→ **SET EXERCISE**: Of all the lines in the records, how many hold the word "this"? Answer with the number only.

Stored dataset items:
■ ■ ■
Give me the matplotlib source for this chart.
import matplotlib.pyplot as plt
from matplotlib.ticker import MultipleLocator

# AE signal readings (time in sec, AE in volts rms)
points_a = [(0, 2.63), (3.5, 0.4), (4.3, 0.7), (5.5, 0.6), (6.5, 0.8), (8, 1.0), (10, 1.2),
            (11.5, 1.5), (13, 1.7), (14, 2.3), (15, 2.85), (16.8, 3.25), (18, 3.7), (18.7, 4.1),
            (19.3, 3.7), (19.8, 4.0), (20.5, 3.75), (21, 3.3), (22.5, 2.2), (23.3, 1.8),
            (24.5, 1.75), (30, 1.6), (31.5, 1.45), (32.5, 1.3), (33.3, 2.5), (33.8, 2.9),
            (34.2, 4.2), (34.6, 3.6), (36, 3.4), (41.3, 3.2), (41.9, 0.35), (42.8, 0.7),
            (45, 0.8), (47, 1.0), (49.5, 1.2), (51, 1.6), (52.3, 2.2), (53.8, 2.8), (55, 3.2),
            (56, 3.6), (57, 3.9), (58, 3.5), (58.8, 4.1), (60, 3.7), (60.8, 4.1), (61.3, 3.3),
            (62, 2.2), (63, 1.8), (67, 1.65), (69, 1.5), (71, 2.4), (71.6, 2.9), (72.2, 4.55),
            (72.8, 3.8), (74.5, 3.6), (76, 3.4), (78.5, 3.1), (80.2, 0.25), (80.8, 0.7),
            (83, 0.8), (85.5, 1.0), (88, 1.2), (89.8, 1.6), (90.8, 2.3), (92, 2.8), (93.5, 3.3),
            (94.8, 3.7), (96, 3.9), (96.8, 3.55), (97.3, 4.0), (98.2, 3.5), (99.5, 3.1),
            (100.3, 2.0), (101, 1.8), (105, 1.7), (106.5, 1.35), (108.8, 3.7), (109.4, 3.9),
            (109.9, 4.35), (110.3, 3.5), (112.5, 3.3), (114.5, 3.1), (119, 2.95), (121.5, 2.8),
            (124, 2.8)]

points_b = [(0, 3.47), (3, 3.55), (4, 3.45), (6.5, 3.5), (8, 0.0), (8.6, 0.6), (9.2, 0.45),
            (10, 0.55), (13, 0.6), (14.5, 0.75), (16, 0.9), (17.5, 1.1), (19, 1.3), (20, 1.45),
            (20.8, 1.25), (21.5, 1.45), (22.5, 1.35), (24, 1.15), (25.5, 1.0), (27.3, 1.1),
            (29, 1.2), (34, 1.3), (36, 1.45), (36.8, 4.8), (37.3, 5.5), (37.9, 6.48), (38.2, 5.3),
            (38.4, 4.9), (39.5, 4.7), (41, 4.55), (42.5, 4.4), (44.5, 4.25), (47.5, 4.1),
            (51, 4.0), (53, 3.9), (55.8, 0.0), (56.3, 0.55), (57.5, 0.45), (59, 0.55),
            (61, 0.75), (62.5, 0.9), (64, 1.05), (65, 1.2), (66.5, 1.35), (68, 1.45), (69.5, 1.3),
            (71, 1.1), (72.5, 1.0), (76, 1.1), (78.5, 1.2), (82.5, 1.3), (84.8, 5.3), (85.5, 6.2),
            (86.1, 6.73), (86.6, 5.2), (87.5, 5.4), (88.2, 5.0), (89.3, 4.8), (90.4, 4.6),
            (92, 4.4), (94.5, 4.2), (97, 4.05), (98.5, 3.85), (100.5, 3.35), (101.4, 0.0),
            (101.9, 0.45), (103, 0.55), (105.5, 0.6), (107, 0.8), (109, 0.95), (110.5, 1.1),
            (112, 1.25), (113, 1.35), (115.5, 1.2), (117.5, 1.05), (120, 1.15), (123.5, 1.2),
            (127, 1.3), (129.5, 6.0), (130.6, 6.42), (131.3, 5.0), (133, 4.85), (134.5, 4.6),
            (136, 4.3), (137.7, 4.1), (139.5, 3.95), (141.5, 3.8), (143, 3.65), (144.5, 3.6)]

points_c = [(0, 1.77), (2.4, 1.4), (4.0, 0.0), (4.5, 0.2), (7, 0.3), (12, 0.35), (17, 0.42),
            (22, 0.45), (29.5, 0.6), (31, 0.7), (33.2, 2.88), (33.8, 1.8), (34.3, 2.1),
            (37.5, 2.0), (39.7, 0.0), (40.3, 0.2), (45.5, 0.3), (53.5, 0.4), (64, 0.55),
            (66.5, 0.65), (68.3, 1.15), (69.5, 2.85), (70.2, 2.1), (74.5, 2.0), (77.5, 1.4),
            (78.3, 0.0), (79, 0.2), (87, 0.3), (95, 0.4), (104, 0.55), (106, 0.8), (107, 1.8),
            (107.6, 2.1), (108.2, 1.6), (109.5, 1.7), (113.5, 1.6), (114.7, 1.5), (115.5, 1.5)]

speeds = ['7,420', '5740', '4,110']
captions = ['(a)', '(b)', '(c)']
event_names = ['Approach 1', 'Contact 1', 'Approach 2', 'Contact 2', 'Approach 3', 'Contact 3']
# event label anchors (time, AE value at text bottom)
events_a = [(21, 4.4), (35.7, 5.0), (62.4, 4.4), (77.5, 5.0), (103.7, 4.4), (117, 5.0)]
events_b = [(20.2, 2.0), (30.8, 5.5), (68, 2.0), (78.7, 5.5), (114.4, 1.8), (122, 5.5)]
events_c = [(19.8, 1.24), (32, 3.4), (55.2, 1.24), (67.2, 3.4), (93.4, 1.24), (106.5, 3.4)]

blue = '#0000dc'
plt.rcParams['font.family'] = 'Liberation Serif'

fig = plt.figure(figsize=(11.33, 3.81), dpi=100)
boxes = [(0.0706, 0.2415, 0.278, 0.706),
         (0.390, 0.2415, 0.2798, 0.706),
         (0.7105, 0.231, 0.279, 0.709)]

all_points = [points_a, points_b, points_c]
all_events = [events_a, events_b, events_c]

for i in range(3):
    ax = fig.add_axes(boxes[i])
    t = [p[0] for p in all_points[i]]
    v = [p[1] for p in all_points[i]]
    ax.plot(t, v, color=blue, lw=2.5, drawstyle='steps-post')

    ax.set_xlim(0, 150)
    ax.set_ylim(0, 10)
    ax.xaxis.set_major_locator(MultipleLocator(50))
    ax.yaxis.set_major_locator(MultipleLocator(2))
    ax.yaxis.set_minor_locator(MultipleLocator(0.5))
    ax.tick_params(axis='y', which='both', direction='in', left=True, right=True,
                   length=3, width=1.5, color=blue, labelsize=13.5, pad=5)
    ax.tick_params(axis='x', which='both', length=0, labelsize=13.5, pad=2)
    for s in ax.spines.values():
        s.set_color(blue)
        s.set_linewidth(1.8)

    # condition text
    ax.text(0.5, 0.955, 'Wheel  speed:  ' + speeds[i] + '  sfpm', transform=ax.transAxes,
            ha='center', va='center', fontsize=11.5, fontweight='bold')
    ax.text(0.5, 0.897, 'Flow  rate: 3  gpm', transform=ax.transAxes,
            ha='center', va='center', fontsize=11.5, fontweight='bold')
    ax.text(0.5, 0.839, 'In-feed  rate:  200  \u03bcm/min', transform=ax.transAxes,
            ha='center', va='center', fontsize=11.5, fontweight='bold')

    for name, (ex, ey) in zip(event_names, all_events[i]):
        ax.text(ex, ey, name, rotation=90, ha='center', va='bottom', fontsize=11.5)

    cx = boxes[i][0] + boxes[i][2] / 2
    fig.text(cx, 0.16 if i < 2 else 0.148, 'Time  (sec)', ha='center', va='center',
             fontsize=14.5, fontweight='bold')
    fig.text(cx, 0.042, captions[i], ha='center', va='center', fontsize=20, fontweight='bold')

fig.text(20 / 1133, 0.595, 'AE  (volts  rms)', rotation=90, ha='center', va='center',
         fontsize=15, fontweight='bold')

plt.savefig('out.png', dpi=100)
■ ■ ■
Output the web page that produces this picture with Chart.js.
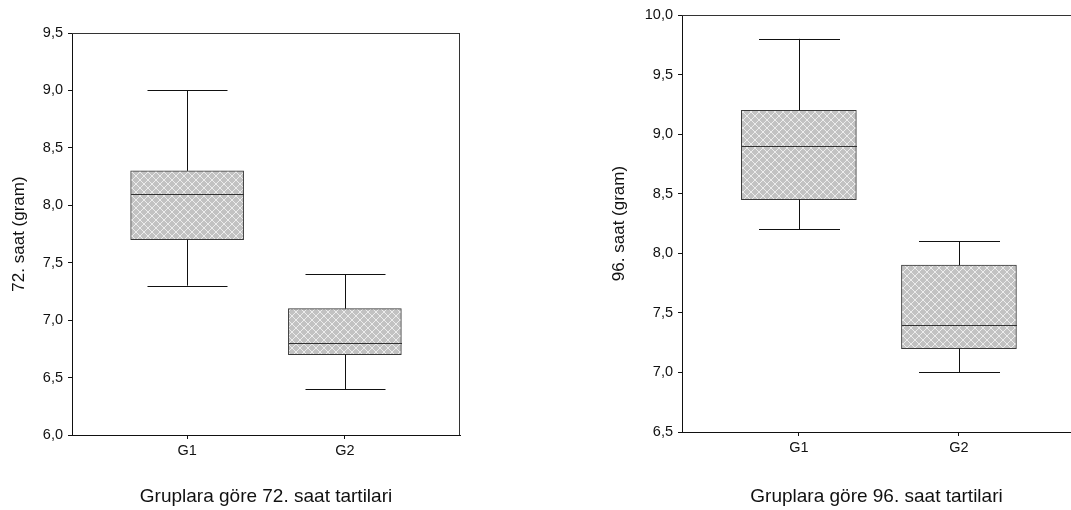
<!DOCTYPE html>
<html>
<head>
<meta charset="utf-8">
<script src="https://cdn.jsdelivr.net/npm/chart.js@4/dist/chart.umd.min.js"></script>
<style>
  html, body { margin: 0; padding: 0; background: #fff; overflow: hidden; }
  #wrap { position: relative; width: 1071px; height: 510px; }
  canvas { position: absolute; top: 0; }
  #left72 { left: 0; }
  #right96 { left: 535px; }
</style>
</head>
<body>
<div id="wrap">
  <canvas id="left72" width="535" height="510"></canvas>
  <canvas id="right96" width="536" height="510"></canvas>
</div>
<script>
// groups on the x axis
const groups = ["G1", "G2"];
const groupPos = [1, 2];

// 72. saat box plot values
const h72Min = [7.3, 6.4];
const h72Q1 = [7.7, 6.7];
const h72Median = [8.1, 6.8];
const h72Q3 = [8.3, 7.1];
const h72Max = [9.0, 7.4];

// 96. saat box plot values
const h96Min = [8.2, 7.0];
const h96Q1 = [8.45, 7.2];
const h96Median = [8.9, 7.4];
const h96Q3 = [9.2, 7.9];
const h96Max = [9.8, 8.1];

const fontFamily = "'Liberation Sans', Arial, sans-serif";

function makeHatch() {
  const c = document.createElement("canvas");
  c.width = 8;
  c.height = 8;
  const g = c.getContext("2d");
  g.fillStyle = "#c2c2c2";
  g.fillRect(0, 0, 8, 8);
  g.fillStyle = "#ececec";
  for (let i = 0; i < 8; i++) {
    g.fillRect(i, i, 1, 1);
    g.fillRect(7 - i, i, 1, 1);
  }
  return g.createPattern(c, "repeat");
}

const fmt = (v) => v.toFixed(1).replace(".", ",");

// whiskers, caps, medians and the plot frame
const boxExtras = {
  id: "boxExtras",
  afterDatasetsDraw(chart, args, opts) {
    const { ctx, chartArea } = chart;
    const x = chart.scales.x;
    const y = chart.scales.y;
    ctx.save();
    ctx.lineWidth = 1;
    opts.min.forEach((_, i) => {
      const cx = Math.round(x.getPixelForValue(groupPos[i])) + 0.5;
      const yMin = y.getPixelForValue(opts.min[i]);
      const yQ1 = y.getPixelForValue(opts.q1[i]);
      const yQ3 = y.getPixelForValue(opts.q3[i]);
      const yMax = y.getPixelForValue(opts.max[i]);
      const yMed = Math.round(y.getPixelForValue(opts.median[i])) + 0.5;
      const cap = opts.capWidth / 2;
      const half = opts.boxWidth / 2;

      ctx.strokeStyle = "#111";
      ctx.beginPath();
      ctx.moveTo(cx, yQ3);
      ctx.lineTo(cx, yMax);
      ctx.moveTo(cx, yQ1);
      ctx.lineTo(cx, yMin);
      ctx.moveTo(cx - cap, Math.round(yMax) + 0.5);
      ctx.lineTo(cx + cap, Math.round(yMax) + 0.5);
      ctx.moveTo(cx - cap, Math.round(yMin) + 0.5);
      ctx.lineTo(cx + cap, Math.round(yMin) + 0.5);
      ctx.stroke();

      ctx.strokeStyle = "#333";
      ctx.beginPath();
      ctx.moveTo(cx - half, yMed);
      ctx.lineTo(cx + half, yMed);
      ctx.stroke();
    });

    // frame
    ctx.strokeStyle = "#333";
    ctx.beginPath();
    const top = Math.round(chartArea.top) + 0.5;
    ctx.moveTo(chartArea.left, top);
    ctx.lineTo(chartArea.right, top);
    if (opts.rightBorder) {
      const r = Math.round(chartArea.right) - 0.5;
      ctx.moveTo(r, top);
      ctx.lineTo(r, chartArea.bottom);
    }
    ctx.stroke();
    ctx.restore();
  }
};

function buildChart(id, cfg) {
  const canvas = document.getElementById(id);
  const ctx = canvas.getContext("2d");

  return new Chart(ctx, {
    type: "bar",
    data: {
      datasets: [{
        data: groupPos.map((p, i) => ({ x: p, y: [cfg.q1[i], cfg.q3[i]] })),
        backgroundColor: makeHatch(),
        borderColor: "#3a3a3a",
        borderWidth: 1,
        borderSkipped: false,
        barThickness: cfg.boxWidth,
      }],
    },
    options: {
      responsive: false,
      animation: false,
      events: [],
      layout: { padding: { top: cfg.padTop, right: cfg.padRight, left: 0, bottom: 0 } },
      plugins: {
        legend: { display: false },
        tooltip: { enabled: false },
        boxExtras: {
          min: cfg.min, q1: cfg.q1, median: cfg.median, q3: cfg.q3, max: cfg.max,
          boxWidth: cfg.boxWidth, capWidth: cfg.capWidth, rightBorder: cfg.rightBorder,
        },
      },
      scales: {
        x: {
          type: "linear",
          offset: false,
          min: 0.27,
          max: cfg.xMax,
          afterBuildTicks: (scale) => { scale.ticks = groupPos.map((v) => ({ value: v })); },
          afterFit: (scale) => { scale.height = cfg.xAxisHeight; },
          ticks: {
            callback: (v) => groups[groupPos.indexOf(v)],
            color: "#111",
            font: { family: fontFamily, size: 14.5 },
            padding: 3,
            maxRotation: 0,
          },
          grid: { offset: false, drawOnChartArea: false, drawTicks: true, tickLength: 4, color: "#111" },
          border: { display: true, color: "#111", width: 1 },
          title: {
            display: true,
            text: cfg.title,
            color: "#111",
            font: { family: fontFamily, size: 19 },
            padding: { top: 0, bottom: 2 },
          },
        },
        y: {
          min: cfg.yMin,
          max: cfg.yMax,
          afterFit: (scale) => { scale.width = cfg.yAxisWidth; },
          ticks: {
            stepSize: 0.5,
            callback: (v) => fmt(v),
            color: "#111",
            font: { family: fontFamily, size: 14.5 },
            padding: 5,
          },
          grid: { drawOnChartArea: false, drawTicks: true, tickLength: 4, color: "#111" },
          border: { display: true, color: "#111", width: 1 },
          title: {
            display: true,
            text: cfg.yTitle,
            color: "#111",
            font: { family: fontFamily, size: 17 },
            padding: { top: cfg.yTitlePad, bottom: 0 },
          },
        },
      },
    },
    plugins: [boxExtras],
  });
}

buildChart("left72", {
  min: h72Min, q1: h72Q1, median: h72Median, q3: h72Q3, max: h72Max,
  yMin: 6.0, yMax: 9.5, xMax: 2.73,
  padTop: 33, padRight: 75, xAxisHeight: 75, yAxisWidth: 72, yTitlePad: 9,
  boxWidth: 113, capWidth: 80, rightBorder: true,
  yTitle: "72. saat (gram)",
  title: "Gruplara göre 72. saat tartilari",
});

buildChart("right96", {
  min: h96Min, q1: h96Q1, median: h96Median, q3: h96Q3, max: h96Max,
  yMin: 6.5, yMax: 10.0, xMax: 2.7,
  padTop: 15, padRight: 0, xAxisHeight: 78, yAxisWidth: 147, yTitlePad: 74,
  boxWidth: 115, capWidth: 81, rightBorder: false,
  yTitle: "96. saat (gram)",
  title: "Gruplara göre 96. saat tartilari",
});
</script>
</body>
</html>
■ ■ ■
→ **TASK RESPONSE**: 2